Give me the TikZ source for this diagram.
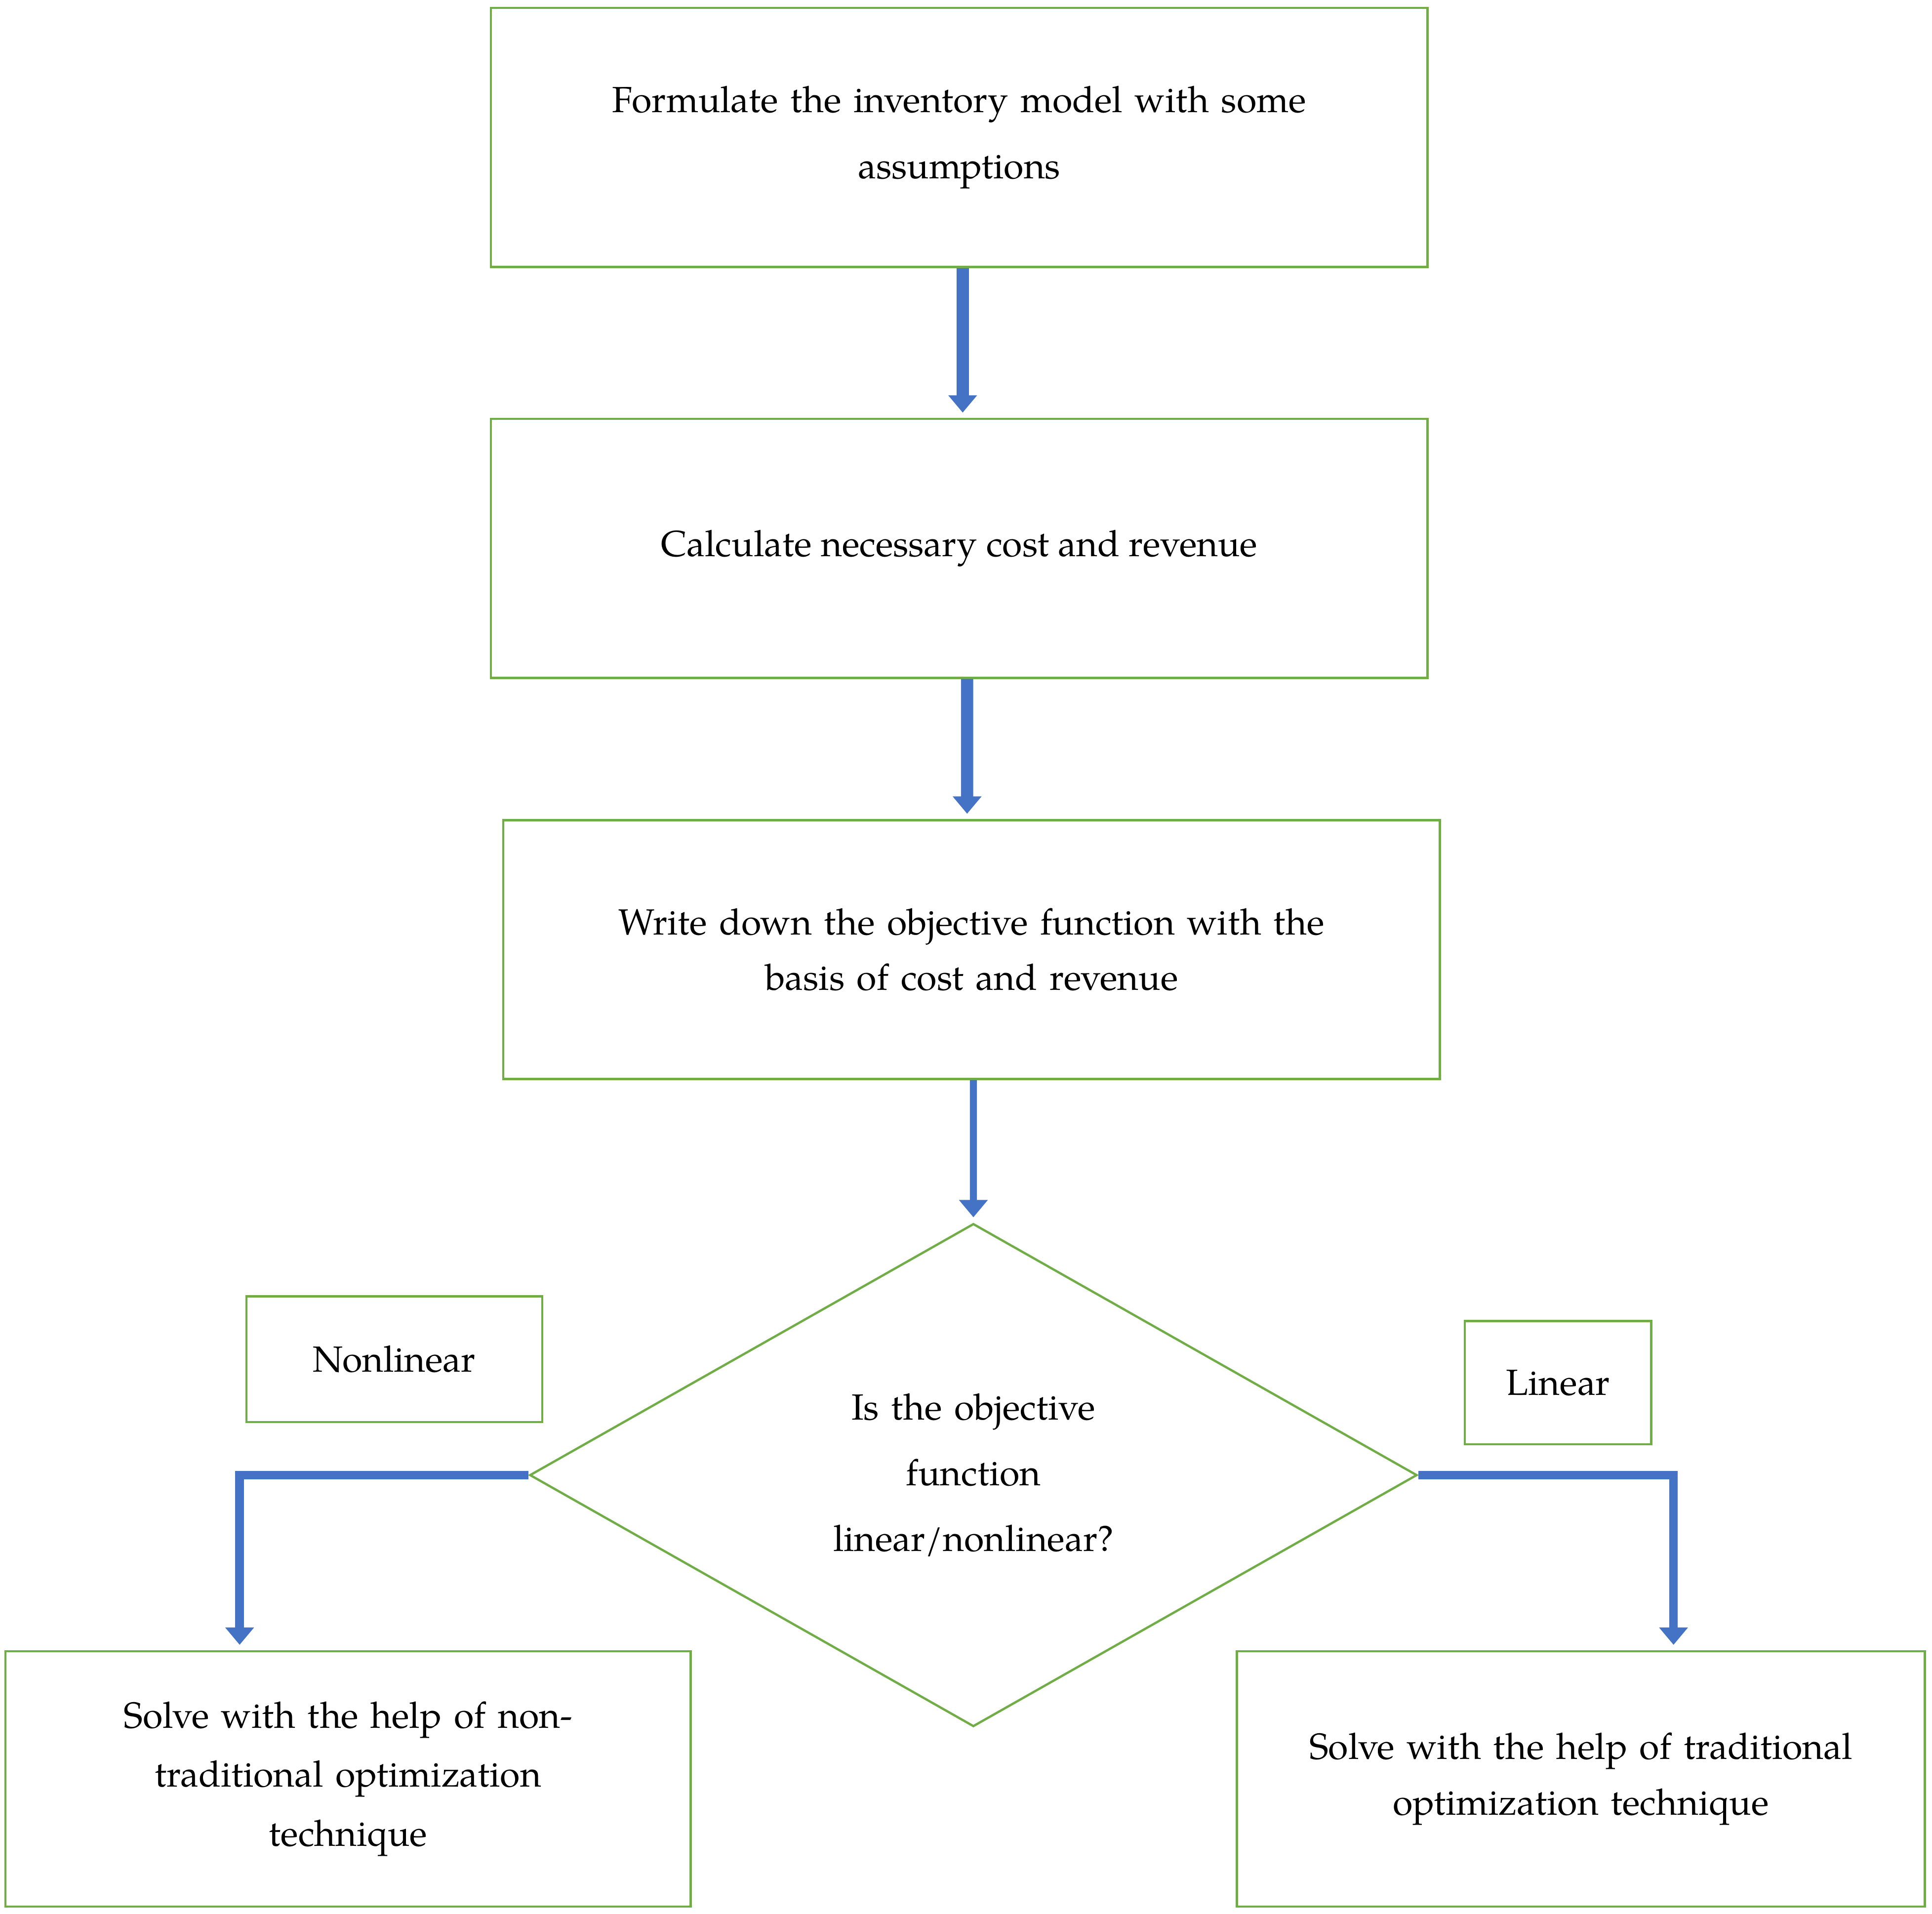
\documentclass[tikz,border=0pt]{standalone}
\usepackage{fontspec}
\setmainfont{TeX Gyre Pagella}
\usetikzlibrary{shapes.geometric,arrows.meta}
\definecolor{boxgreen}{HTML}{70AD47}
\definecolor{arrblue}{HTML}{4472C4}
\begin{document}
\begin{tikzpicture}[x=0.025cm,y=-0.025cm,
  box/.style={draw=boxgreen,line width=1.3pt,rectangle,inner sep=0pt,align=center,
    font=\fontsize{21}{38}\selectfont},
  flow/.style={draw=arrblue,line width=#1,-{Triangle[length=10pt,width=16pt]},shorten >=3pt},
  flow/.default=6pt]
  \useasboundingbox (0,0) rectangle (1568,1553);

  \node[box,minimum width=19.0cm,minimum height=5.25cm,text width=17cm] (b1) at (778.5,111.5)
    {Formulate the inventory model with some\\assumptions};
  \node[box,minimum width=19.0cm,minimum height=5.25cm] (b2) at (778.5,445)
    {Calculate necessary cost and revenue};
  \node[box,minimum width=19.0cm,minimum height=5.25cm,text width=17cm,
    font=\fontsize{21}{32}\selectfont] (b3) at (788.5,770.5)
    {Write down the objective function with the\\basis of cost and revenue};
  \node[box,shape=diamond,minimum width=18cm,minimum height=10.2cm,text width=6cm] (dia) at (790,1197)
    {Is the objective\\function\\linear/nonlinear?};
  \node[box,minimum width=6cm,minimum height=2.55cm] (nlab) at (320,1103) {Nonlinear};
  \node[box,minimum width=3.78cm,minimum height=2.5cm] (llab) at (1264.5,1122) {Linear};
  \node[box,minimum width=13.9cm,minimum height=5.18cm,text width=12.5cm,
    font=\fontsize{21}{34}\selectfont] (sl) at (282.5,1443.5)
    {Solve with the help of non-\\traditional optimization\\technique};
  \node[box,minimum width=13.95cm,minimum height=5.18cm,text width=13cm,
    font=\fontsize{21}{32}\selectfont] (sr) at (1283,1443.5)
    {Solve with the help of traditional\\optimization technique};

  \draw[flow=7pt] ([xshift=0.07cm]b1.south) -- ([xshift=0.07cm]b2.north);
  \draw[flow=7pt] ([xshift=0.16cm]b2.south) -- ([xshift=-0.09cm]b3.north);
  \draw[flow=4pt] ([xshift=0.0375cm]b3.south) -- (dia.north);
  \draw[flow=5pt] (dia.west) -| ([xshift=-2.2cm]sl.north);
  \draw[flow=5pt] (dia.east) -| ([xshift=1.88cm]sr.north);
\end{tikzpicture}
\end{document}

▶ _What needs to be done_:
From the first line of the material down to the line containing "(0,0) rectangle (1568,1553);", inclusive, return each line exactly, skipping any picture.

▶ _Output_:
Give me the TikZ source for this diagram.
\documentclass[tikz,border=0pt]{standalone}
\usepackage{fontspec}
\setmainfont{TeX Gyre Pagella}
\usetikzlibrary{shapes.geometric,arrows.meta}
\definecolor{boxgreen}{HTML}{70AD47}
\definecolor{arrblue}{HTML}{4472C4}
\begin{document}
\begin{tikzpicture}[x=0.025cm,y=-0.025cm,
  box/.style={draw=boxgreen,line width=1.3pt,rectangle,inner sep=0pt,align=center,
    font=\fontsize{21}{38}\selectfont},
  flow/.style={draw=arrblue,line width=#1,-{Triangle[length=10pt,width=16pt]},shorten >=3pt},
  flow/.default=6pt]
  \useasboundingbox (0,0) rectangle (1568,1553);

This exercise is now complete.